For this dashboard to work correctly you need:

Prometheus datasource configured in Grafana
node_exporter for node metrics (CPU, memory, disk)
kube-state-metrics for pod status and K8s resources
up metric for health check (scrape_duration_seconds)

Compatibility Notes

Grafana 12+ Import

These dashboards are tested with Grafana 12.3 and kube-prometheus-stack. To import: go to Dashboards → Import, paste the JSON, then select your Prometheus datasource from the dropdown.

job="node-exporter" is the default job label set by kube-prometheus-stack. Your setup may use job="node" or another value — adjust accordingly.
The $job_node variable (in the dashboard JSON) lets you switch between node-exporter and node without editing individual panel queries.
If the Node Status Grid shows no data, check the $job_node variable value in Dashboard Settings → Variables.

Panel Layout

┌────────────────────────────────────────┐
│    OVERVIEW — 4 GOLDEN SIGNALS         │
├────────────────────────────────────────┤
│  Health  │ Avg      │  Error  │ CPU    │
│  Score   │ Latency  │  Rate   │ Satur. │
├──────────┼──────────┼─────────┼────────┤
│  Signals Summary (4 KPIs) [6 cols]    │
├────────────────────────────────────────┤
│  Node Status Grid    │  Pod Status     │
│  (table)             │  (table)        │
├────────────────────────────────────────┤
│  Top Resource Consumers [12 cols]      │
└────────────────────────────────────────┘

Panel Customization

Health Score

Shows the percentage of "up" targets in Prometheus.

Default query:

100 * count(up == 1) / count(up)

To change: If you use a custom exporter, replace up with your metric:

100 * count(my_service_healthy == 1) / count(my_service_healthy)

Thresholds: Edit Thresholds in panel (default: 90 yellow, 75 red)

Avg Latency

Average request latency in milliseconds.

avg(rate(http_request_duration_seconds_sum[5m]))
/ avg(rate(http_request_duration_seconds_count[5m])) * 1000

Change metric: If you don't use Prometheus HTTP conventions, use:

avg(my_request_latency_ms)

Error Rate

Percentage of requests with 5xx status code.

100 * sum(rate(http_requests_total{status=~"5.."}[5m]))
/ sum(rate(http_requests_total[5m]))

Customization: To include 4xx errors:

100 * sum(rate(http_requests_total{status=~"[45].."}[5m]))
/ sum(rate(http_requests_total[5m]))

CPU Saturation

CPU usage as a percentage.

100 - (avg(rate(node_cpu_seconds_total{mode="idle"}[5m])) * 100)

Filter by specific instance:

100 - (avg(rate(node_cpu_seconds_total{mode="idle",instance="server1:9100"}[5m])) * 100)

Golden Signals Summary

Table with 4 main KPIs.
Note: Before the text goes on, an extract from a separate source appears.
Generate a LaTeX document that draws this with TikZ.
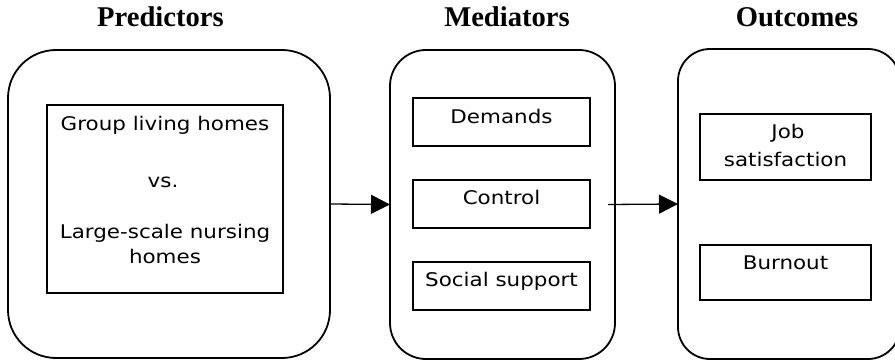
\documentclass[tikz,border=0pt]{standalone}
\usepackage{fontspec}
\newfontfamily\bodyfont{DejaVu Sans}[FakeStretch=1.14]
\newfontfamily\titlefont{Liberation Serif}
\usetikzlibrary{arrows.meta}
\begin{document}
\begin{tikzpicture}[x=1pt,y=-1pt,
  outerbox/.style={draw,line width=1.8pt,anchor=north west,inner sep=0pt,outer sep=0pt},
  innerbox/.style={draw,line width=1.4pt,anchor=north west,inner sep=0pt,outer sep=0pt},
  txt/.style={anchor=base,inner sep=0pt,font=\bodyfont\fontsize{18.8}{22}\selectfont},
  ttl/.style={anchor=base,inner sep=0pt,font=\titlefont\bfseries\fontsize{28.6}{32}\selectfont},
  arr/.style={line width=1.3pt,-{Triangle[length=19pt,width=19pt]}}]
\useasboundingbox (0,0) rectangle (895,361);
\clip (0,0) rectangle (895,361);
% titles
\node[ttl] (t1) at (160.5,27) {Predictors};
\node[ttl] (t2) at (507,27) {Mediators};
\node[ttl] (t3) at (797,27) {Outcomes};
% outer boxes
\node[outerbox,rounded corners=48pt,minimum width=322pt,minimum height=308pt] (pred) at (8,50) {};
\node[outerbox,rounded corners=36pt,minimum width=225pt,minimum height=309pt] (med) at (390,50) {};
\node[outerbox,rounded corners=32pt,minimum width=222pt,minimum height=310pt] (out) at (678,49) {};
% inner boxes
\node[innerbox,minimum width=236pt,minimum height=188pt] (predbox) at (47,105) {};
\node[innerbox,minimum width=177pt,minimum height=48pt] (dem) at (413,98) {};
\node[innerbox,minimum width=177pt,minimum height=48pt] (con) at (413,180) {};
\node[innerbox,minimum width=177pt,minimum height=48pt] (soc) at (413,262) {};
\node[innerbox,minimum width=171pt,minimum height=66pt] (job) at (700,114) {};
\node[innerbox,minimum width=171pt,minimum height=55pt] (bur) at (700,245) {};
% texts
\node[txt] (g1) at (165,131) {Group living homes};
\node[txt] (g2) at (163,187) {vs.};
\node[txt] (g3) at (165,238) {Large-scale nursing};
\node[txt] (g4) at (165,263) {homes};
\node[txt] (d1) at (501.5,123) {Demands};
\node[txt] (c1) at (501.5,204) {Control};
\node[txt] (s1) at (501.5,286) {Social support};
\node[txt] (j1) at (788,139) {Job};
\node[txt] (j2) at (785.5,166) {satisfaction};
\node[txt] (b1) at (785.5,269) {Burnout};
% arrows
\draw[arr] (pred.east) -- (med.west);
\coordinate (a2s) at ([xshift=-7pt]med.east);
\draw[arr] (a2s) -- (out.west);
\end{tikzpicture}
\end{document}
To customize:

Latency: Change http_request_duration_seconds to your metric
Traffic: Modify time range (5m → 1m for more sensitivity)
Errors: Adjust status codes based on your app
Saturation: Change metric if monitoring something other than CPU

Node Status Grid

Dynamic table with node status.

max by (instance) (up{job="node"})

Change columns: In panel → Columns, add:

node_cpu_seconds_total → Total CPU
node_memory_MemAvailable_bytes → Available memory
node_filesystem_avail_bytes → Disk space

Pod Status

Table of pods with status.

max by (pod, namespace) (kube_pod_status_phase)
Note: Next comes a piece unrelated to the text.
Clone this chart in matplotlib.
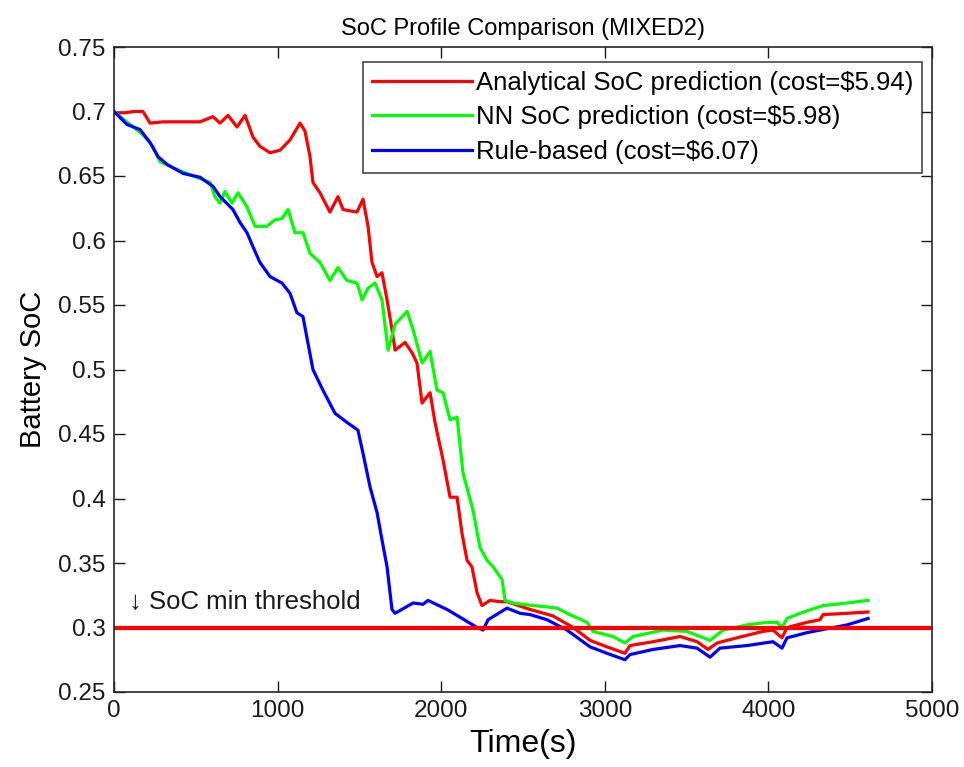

Filter by namespace: In variables, create selector:

label_values(kube_pod_info, namespace)

Then use in the query:

max by (pod, namespace) (kube_pod_status_phase{namespace="$namespace"})

Top Resource Consumers

Ranking of pods by CPU/memory.

topk(10, sum by (pod, namespace)
(rate(container_cpu_usage_seconds_total[5m])) * 100)
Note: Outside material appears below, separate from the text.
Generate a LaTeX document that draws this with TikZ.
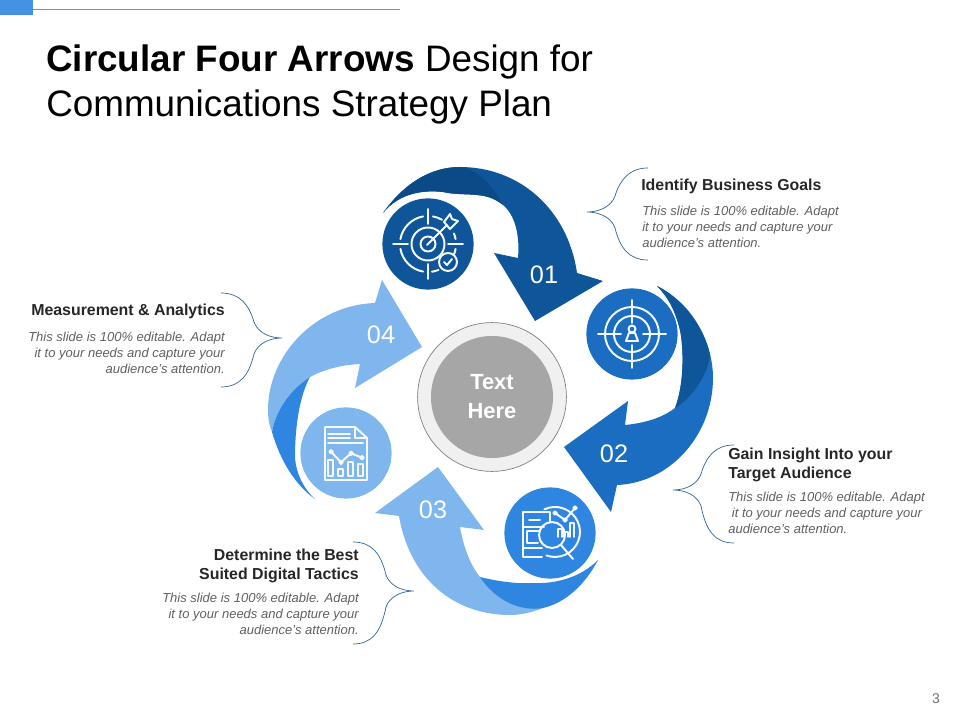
\documentclass[tikz,border=0pt]{standalone}
\usepackage{fontspec}
\setmainfont{Liberation Sans}
\definecolor{navy}{HTML}{0F5599}
\definecolor{navydark}{HTML}{0C4A87}
\definecolor{midblue}{HTML}{1A6DC0}
\definecolor{brightblue}{HTML}{2F86E0}
\definecolor{paleblue}{HTML}{80B6EE}
\definecolor{bodygrey}{HTML}{5F5F5F}
\definecolor{bracecol}{HTML}{2F6496}
\tikzset{
  icondisc/.style={circle, minimum size=2.28cm, inner sep=0pt},
  iconline/.style={white!92!paleblue, line width=1.4pt, line cap=round, line join=round},
  numlabel/.style={text=white, font=\fontsize{18}{20}\selectfont},
  headlabel/.style={text=black!85, font=\fontsize{11.3}{13.5}\selectfont\bfseries, inner sep=0pt},
  bodylabel/.style={text=bodygrey, font=\fontsize{9.25}{11.4}\selectfont\itshape, inner sep=0pt},
}
\begin{document}
\begin{tikzpicture}[x=0.025cm, y=-0.025cm]
  \useasboundingbox (0,0) rectangle (960,720);
  % header strip
  \fill[brightblue!90!white] (0,0) rectangle (33,15);
  \draw[bracecol!70!white, line width=0.5pt] (33,9) -- (400,9);
  \node[anchor=west, inner sep=0pt, align=left, font=\fontsize{26.2}{32}\selectfont] (title) at (46,84)
    {\textbf{Circular Four Arrows} Design for\\Communications Strategy Plan};
  \node[text=black!55, font=\fontsize{10}{12}\selectfont] (pageno) at (936,699) {3};

  % arrow 01
  \fill[navy] (383,213) .. controls (405,182) and (432,167) .. (460,167)
    .. controls (520,167) and (568,210) .. (577,273) -- (603,281) -- (535,321) -- (494,253) -- (518,258)
    .. controls (520,235) and (515,215) .. (503,205) .. controls (485,190) and (465,197) .. (443,192)
    .. controls (425,190) and (400,192) .. (383,213) -- cycle;
  \fill[navydark] (383,213) .. controls (405,182) and (432,167) .. (460,167)
    .. controls (472,168) and (490,180) .. (503,205) .. controls (485,190) and (465,197) .. (443,192)
    .. controls (425,190) and (400,192) .. (383,213) -- cycle;
  % arrow 02
  \fill[midblue] (657,286) .. controls (695,305) and (713,345) .. (713,378)
    .. controls (713,435) and (670,483) .. (617,485) -- (611,512) -- (564,447) -- (628,401) -- (625,425)
    .. controls (645,423) and (662,418) .. (675,408) .. controls (684,385) and (684,350) .. (680,330)
    .. controls (675,310) and (668,297) .. (657,286) -- cycle;
  \fill[navy] (657,286) .. controls (685,300) and (705,330) .. (710,355)
    .. controls (708,375) and (692,398) .. (675,408) .. controls (684,385) and (684,350) .. (680,330)
    .. controls (675,310) and (668,297) .. (657,286) -- cycle;
  % arrow 03
  \fill[paleblue] (438,467) -- (484,530) -- (460,527) .. controls (463,545) and (470,565) .. (480,577)
    .. controls (495,595) and (520,610) .. (543,608) .. controls (530,613) and (520,615) .. (510,615)
    .. controls (455,615) and (410,580) .. (399,516) -- (375,513) -- cycle;
  \fill[brightblue] (480,577) .. controls (500,582) and (520,584) .. (533,583)
    .. controls (555,584) and (580,578) .. (598,560) .. controls (585,585) and (565,603) .. (543,608)
    .. controls (520,612) and (495,600) .. (480,577) -- cycle;
  % arrow 04
  \fill[paleblue] (382,280) -- (422,347) -- (355,388) -- (360,364) .. controls (340,365) and (323,370) .. (310,377)
    .. controls (290,390) and (276,410) .. (272,432) .. controls (269,425) and (268,418) .. (268,410)
    .. controls (268,355) and (315,305) .. (375,303) -- cycle;
  \fill[brightblue] (310,377) .. controls (300,395) and (295,425) .. (295,457)
    .. controls (296,475) and (305,490) .. (315,499) .. controls (295,485) and (280,460) .. (272,432)
    .. controls (276,410) and (290,390) .. (310,377) -- cycle;

  \node[numlabel] (numa) at (544,275) {01};
  \node[numlabel] (numb) at (614,454) {02};
  \node[numlabel] (numc) at (433,510) {03};
  \node[numlabel] (numd) at (381,335) {04};

  % centre
  \node[circle, minimum size=3.72cm, fill=black!6, draw=black!50, line width=0.5pt] (hubring) at (492,397) {};
  \node[circle, minimum size=3.05cm, fill=black!35, text=white, align=center,
    font=\fontsize{15.6}{20.6}\selectfont\bfseries] (hub) at (hubring) {Text\\Here};

  % icon discs
  \node[icondisc, fill=navy] (icona) at (428,244) {};
  \node[icondisc, fill=midblue] (iconb) at (632,334) {};
  \node[icondisc, fill=brightblue] (iconc) at (550,533) {};
  \node[icondisc, fill=paleblue] (icond) at (346,453) {};

  % target with dart and tick
  \begin{scope}[shift={(icona)}, iconline]
    \draw (0,0) circle (7.5);
    \draw (0,0) circle (16.5);
    \foreach \from/\to in {100/170, 190/260, 280/300, 338/350, 10/35, 68/82} {
      \draw (\from:28) arc (\from:\to:28);
    }
    \draw (-35,0) -- (-20,0);
    \draw (20,0) -- (35,0);
    \draw (0,-35) -- (0,-20);
    \draw (0,20) -- (0,35);
    \draw (-1,1) -- (19,-19);
    \draw (16,-22) -- (22,-30) -- (24,-25) -- (30,-23) -- (22,-15) -- cycle;
    \draw[fill=navy] (20,18) circle (9);
    \draw (16,18) -- (19,21) -- (24,15);
  \end{scope}
  % target with person
  \begin{scope}[shift={(iconb)}, iconline]
    \draw (0,0) circle (18);
    \draw (0,0) circle (27);
    \draw (-34,0) -- (-11,0);
    \draw (11,0) -- (34,0);
    \draw (0,-34) -- (0,-11);
    \draw (0,11) -- (0,34);
    \draw (0,-5) circle (3.5);
    \draw (-3,-1) -- (3,-1) -- (6,7) -- (-6,7) -- cycle;
  \end{scope}
  % phone, globe, magnifier
  \begin{scope}[shift={(iconc)}, iconline]
    \draw (-5.6,-23.7) arc (-115:110:25);
    \draw (0,-11) -- (0,-21) -- (-27,-21) -- (-27,24) -- (-8,24);
    \draw (-27,-6) -- (-6,-6);
    \draw (-27,15) -- (-8,15);
    \draw (-23,-2) -- (-10,-2) (-23,-2) -- (-23,10) -- (-12,10);
    \draw (-21,-13) -- (-10,-13);
    \draw (5,-20) -- (15,-13) -- (25,-25);
    \foreach \px/\py in {5/-20, 15/-13, 25/-25} {
      \draw[fill=brightblue] (\px,\py) circle (1.8);
    }
    \foreach \bx/\btop in {8/-4, 14/-1, 20/-10} {
      \draw (\bx,4) -- (\bx,\btop) -- (\bx+4,\btop) -- (\bx+4,4);
    }
    \draw (2,2) circle (13);
    \draw (11,12) -- (23,26);
  \end{scope}
  % report page
  \begin{scope}[shift={(icond)}, iconline]
    \draw (-21,-26) -- (9,-26) -- (21,-15) -- (21,27) -- (-21,27) -- cycle;
    \draw (9,-26) -- (9,-15) -- (21,-15);
    \draw (-18,-19) -- (4,-19);
    \draw (-18,-15) -- (4,-15);
    \draw (-18,-10) -- (17,-10);
    \draw (-15,-1.3) -- (-5,9.3) -- (5,0.3) -- (16,4.7);
    \foreach \px/\py in {-15/-1.3, -5/9.3, 5/0.3, 16/4.7} {
      \draw[fill=paleblue] (\px,\py) circle (1.8);
    }
    \foreach \bx/\btop in {-18/7, -8/16, 2/9, 12/11} {
      \draw (\bx,\btop) rectangle (\bx+5,23);
    }
  \end{scope}

  % braces, tip first
  \foreach \tipx/\tipy/\dirn/\up/\dn in {587/212/1/44/48, 673/490/1/45/53, 414/591/-1/49/53, 282/338/-1/45/49} {
    \begin{scope}[shift={(\tipx,\tipy)}, xscale=\dirn]
      \draw[bracecol, line width=0.5pt] (61,-\up) .. controls (42,-\up) and (33,-\up+12) .. (28,-16)
        .. controls (24,-5) and (12,0) .. (0,0) .. controls (12,0) and (24,5) .. (28,16)
        .. controls (33,\dn-12) and (42,\dn) .. (61,\dn);
    \end{scope}
  }

  % callout texts
  \node[headlabel, anchor=west] (heada) at (641,186) {Identify Business Goals};
  \node[bodylabel, anchor=west, align=left] (bodya) at (642,227)
    {This slide is 100\% editable. Adapt\\it to your needs and capture your\\audience's attention.};
  \node[headlabel, anchor=west, align=left] (headb) at (728,465) {Gain Insight Into your\\Target Audience};
  \node[bodylabel, anchor=west, align=left] (bodyb) at (728,513)
    {This slide is 100\% editable. Adapt\\\ it to your needs and capture your\\audience's attention.};
  \node[headlabel, anchor=east, align=right] (headc) at (359,566) {Determine the Best\\Suited Digital  Tactics};
  \node[bodylabel, anchor=east, align=right] (bodyc) at (359,614)
    {This slide is 100\% editable. Adapt\\it to your needs and capture your\\audience's attention.};
  \node[headlabel, anchor=east] (headd) at (225,311) {Measurement \& Analytics};
  \node[bodylabel, anchor=east, align=right] (bodyd) at (225,353)
    {This slide is 100\% editable. Adapt\\it to your needs and capture your\\audience's attention.};
\end{tikzpicture}
\end{document}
Change top N: Replace topk(10 with topk(20 for top 20

Change Color Theme

This dashboard includes 3 predefined themes. Use the buttons above or edit JSON:

Theme	Primary	Glow	Background
GREEN	`#33FF00`	rgba(51,255,0,0.5)	#0A1A0A
AMBER	`#FFB000`	rgba(255,176,0,0.5)	#0D1117
BLUE	`#00BFFF`	rgba(0,191,255,0.5)	#0A0A1A

Adapt to Your Tablet Resolution

Device	Resolution	GridPos Height
iPad Pro 12.9	2048×2732	12-14
iPad Air 10.9	1640x2360	10-12
Samsung Tab S9	1752x2800	11-13
Google Pixel Tablet	1600x2560	10-12
Desktop 1920x1080	Full	8-10

To adjust: In Grafana, edit each panel → Panel tab → Panel options → modify gridPos.h

Import in Grafana

In Grafana, go to Dashboards → Import
Copy the dashboard JSON (available in repo or export)
Paste in Import via panel json
Select Prometheus datasource
Click Import
Verify that all metrics load correctly